Die Beschwerde rügt jedoch (wie auch im Rahmen der Tatsachenrüge, Z 5 a) mit Recht das Fehlen von Gründen für die Annahme des Erstgerichtes, der Wert der verhehlten Schmuckstücke habe mehr als 500.000 S betragen. Dem Urteil kann nicht entnommen werden, wie das Erstgericht zu dieser Annahme gelangte, so daß der Schuldspruch II. hinsichtlich der Qualifikation auch nach § 164 Abs 4 erster Fall StGB in Ansehung dieses Angeklagten mit der erwähnten Nichtigkeit behaftet ist.

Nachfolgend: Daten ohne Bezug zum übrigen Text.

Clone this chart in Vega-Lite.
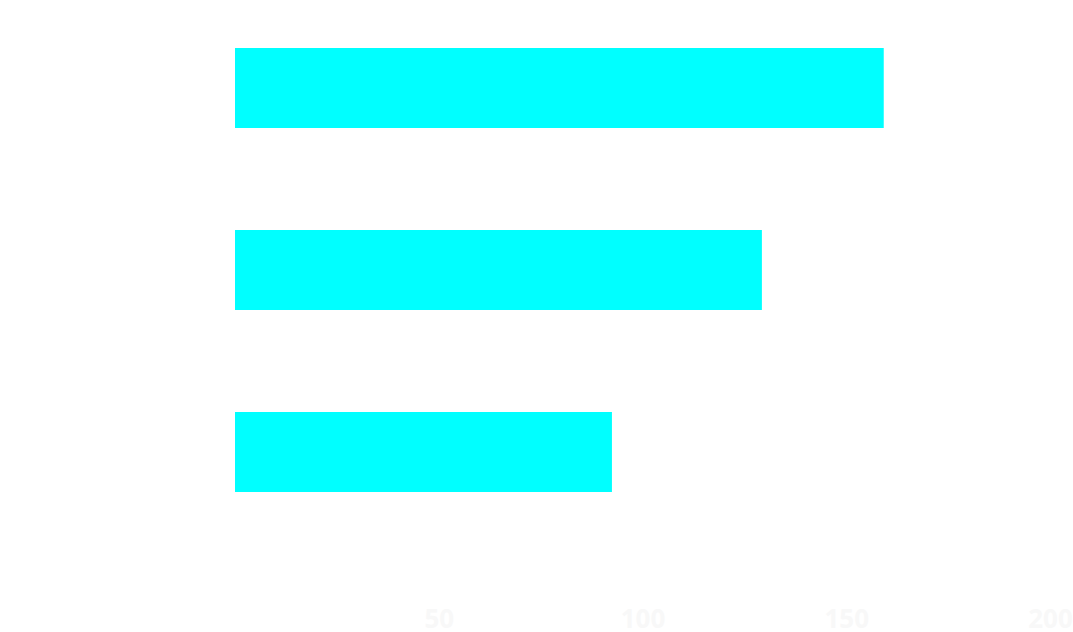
{
  "$schema": "https://vega.github.io/schema/vega-lite/v6.json",
  "autosize": "none",
  "width": 815,
  "height": 540,
  "padding": {"left": 235, "top": 0, "right": 23, "bottom": 92},
  "background": "#ffffff",
  "config": {"view": {"stroke": null}},
  "data": {
    "values": [
      {"category": "A", "value": 159.2},
      {"category": "B", "value": 129.3},
      {"category": "C", "value": 92.5}
    ]
  },
  "mark": {"type": "bar", "color": "#00ffff"},
  "encoding": {
    "y": {
      "field": "category",
      "type": "nominal",
      "sort": null,
      "scale": {"paddingInner": 0.56, "paddingOuter": 0.264},
      "axis": null
    },
    "x": {
      "field": "value",
      "type": "quantitative",
      "scale": {"domain": [0, 200], "nice": false},
      "axis": {
        "values": [50, 100, 150, 200],
        "domain": false,
        "ticks": false,
        "grid": false,
        "title": null,
        "labelFont": "Open Sans",
        "labelFontSize": 26,
        "labelFontWeight": "bold",
        "labelColor": "#f8f8f8",
        "labelPadding": 66,
        "labelOverlap": false,
        "labelFlush": false
      }
    }
  }
}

Da zur Feststellung des Wertes der verhehlten Gegenstände die Anordnung einer neuen Verhandlung nicht zu vermeiden ist und eine Entscheidung des Obersten Gerichtshofes aus diesem Grund in der Sache selbst noch nicht einzutreten hat, war der Nichtigkeitsbeschwerde des Angeklagten in diesem Umfang Folge zu geben und das Urteil wie aus dem Spruch ersichtlich, aufzuheben (§ 285 e). Dieselben Gründe die dieser Verfügung zugrunde liegen, kommen auch der Mitangeklagten Renate G***** zustatten. Gemäß § 290 Abs 1 zweiter Satz StPO war daher von Amts wegen der diese Angeklagte betreffende Teil des Urteils in gleichem Maß zu kassieren wie im Falle des Beschwerdeführers. Dessen darüber hinaus noch erhobene Strafzumessungsrüge bedarf wegen Kassierung des Strafausspruches keiner weiteren Erörterung.
Die Aufhebung der Strafaussprüche betrifft auch die damit untrennbar verbundenen (bekämpften) Beschlüsse gemäß § 494 a Abs 1 Z 4 StPO (H*****) und § 494 a Abs 1 Z 2 StPO (G*****) weswegen nicht nur die Berufungen sondern auch die Beschwerden des Peter H***** und der Staatsanwaltschaft darauf zu verweisen waren.
Im übrigen waren jedoch die Nichtigkeitsbeschwerden der Angeklagten Tadzedin R***** (zur Gänze) und Peter H***** (im aufgezeigten Umfang) teils als offenbar unbegründet, teils jedoch mangels prozeßordnungsgemäßer Darstellung schon bei nichtöffentlicher Beratung sofort zurückzuweisen (§§ 285d Abs 1 und 2 iVm 285 a Z 2 StPO).
Demgemäß ist zur Entscheidung über die Berufung und der Beschwerde des Angeklagten Tadzedin R***** das Oberlandesgericht Wien berufen (§ 285 i).